■ Instruction
The lines to extract run from the first line of the material below to the line containing "plt.rcParams['font.size'] = 10", both included; leave the pictures behind.

■ Information supplied
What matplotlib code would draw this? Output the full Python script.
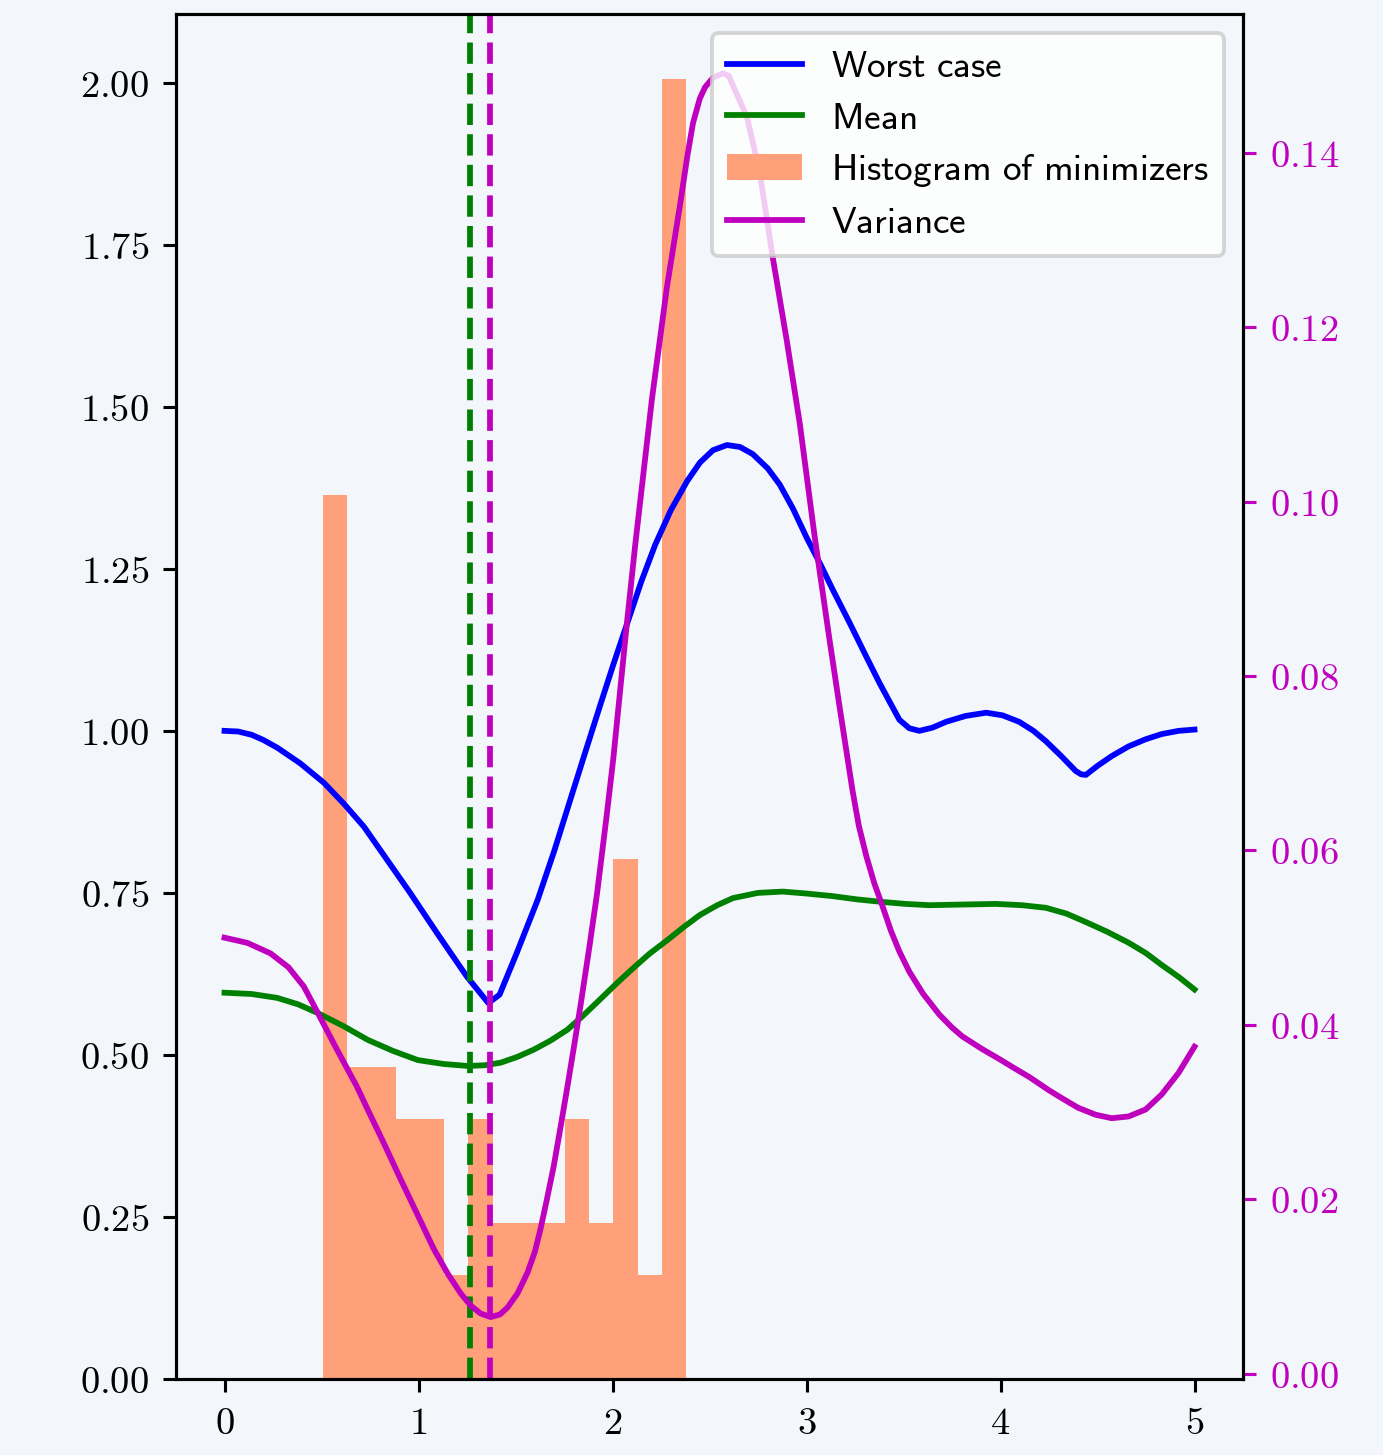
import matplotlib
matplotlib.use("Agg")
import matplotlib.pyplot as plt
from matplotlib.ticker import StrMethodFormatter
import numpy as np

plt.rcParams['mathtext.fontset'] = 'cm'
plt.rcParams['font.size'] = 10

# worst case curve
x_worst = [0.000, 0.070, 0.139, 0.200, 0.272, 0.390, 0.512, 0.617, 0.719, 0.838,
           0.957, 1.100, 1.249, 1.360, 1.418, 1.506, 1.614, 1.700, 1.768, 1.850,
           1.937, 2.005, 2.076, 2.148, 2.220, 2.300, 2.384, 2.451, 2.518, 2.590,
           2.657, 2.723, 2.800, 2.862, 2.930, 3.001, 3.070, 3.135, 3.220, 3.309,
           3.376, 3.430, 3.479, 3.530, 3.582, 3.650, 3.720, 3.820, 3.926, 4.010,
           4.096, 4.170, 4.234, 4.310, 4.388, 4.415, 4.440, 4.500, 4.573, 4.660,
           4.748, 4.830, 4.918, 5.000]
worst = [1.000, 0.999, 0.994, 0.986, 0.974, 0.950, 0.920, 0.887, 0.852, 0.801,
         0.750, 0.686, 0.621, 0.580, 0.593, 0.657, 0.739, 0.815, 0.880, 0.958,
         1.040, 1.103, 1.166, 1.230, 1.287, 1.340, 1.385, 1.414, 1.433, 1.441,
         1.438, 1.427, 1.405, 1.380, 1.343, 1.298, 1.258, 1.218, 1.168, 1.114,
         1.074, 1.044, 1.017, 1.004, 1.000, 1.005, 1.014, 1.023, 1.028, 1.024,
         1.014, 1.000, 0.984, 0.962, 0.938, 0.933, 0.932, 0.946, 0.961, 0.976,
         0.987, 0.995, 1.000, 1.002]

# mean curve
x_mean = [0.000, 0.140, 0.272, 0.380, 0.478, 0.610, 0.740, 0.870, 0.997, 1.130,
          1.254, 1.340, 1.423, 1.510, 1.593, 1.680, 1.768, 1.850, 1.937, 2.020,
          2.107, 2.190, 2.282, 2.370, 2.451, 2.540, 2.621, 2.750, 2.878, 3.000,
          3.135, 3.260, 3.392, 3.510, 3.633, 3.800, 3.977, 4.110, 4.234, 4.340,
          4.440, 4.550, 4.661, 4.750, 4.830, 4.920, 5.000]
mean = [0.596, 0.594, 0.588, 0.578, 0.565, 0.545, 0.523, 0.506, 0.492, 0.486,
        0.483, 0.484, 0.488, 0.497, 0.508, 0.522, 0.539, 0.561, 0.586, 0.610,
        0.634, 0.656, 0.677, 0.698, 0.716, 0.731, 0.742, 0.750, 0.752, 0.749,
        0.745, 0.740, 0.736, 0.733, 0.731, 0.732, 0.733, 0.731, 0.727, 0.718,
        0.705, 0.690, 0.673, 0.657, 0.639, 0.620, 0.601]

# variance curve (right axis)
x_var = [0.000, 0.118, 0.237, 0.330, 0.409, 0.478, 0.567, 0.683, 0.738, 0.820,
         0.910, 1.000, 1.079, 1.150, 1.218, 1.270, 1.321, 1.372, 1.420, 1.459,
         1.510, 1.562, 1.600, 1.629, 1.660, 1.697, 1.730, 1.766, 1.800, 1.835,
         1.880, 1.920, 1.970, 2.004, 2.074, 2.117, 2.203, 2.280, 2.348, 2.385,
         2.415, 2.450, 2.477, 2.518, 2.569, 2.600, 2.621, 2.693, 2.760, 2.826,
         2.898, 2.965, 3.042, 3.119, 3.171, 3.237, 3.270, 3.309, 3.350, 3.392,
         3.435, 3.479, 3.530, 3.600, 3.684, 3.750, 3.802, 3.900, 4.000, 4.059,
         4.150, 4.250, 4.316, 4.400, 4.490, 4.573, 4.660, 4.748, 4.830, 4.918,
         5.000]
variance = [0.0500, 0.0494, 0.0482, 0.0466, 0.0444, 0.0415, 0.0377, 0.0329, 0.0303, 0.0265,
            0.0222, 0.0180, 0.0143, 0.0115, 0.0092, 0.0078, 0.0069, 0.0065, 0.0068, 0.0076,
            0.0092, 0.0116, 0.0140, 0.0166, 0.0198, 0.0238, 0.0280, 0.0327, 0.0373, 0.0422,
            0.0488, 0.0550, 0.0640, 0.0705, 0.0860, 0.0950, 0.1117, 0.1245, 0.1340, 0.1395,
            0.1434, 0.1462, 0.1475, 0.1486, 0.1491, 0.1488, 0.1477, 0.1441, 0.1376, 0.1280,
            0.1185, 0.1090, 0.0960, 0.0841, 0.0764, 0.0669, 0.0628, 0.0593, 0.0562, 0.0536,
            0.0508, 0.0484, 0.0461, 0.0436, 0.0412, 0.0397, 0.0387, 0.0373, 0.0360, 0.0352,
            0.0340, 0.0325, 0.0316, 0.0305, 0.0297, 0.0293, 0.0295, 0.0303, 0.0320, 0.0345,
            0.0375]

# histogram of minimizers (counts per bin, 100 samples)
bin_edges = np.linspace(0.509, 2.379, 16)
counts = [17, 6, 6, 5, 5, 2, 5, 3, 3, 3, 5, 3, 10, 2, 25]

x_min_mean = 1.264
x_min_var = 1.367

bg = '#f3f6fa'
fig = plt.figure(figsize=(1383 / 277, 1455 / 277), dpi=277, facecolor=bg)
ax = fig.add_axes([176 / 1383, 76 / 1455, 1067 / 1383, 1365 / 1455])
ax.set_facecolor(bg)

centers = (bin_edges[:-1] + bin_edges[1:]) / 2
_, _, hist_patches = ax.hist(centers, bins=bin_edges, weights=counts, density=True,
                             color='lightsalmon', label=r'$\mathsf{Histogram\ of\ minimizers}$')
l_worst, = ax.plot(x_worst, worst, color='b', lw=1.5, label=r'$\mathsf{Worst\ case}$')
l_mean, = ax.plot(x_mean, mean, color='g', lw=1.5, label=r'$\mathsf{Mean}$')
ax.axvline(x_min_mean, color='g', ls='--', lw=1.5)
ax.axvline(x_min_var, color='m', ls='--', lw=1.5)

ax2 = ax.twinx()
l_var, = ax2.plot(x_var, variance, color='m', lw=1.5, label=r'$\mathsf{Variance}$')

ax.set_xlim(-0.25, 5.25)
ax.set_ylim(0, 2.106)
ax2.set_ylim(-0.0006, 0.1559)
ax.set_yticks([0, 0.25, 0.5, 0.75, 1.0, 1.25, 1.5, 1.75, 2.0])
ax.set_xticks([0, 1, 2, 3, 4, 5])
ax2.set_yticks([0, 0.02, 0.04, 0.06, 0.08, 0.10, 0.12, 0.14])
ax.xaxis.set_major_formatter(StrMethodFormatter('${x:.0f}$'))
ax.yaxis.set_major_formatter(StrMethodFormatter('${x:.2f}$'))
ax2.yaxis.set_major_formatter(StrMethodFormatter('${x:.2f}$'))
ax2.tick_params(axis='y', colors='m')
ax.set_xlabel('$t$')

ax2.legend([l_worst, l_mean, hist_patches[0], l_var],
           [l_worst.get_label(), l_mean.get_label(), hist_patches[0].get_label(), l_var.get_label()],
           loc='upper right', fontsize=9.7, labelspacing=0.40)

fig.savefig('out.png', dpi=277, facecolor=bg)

■ Result below
What matplotlib code would draw this? Output the full Python script.
import matplotlib
matplotlib.use("Agg")
import matplotlib.pyplot as plt
from matplotlib.ticker import StrMethodFormatter
import numpy as np

plt.rcParams['mathtext.fontset'] = 'cm'
plt.rcParams['font.size'] = 10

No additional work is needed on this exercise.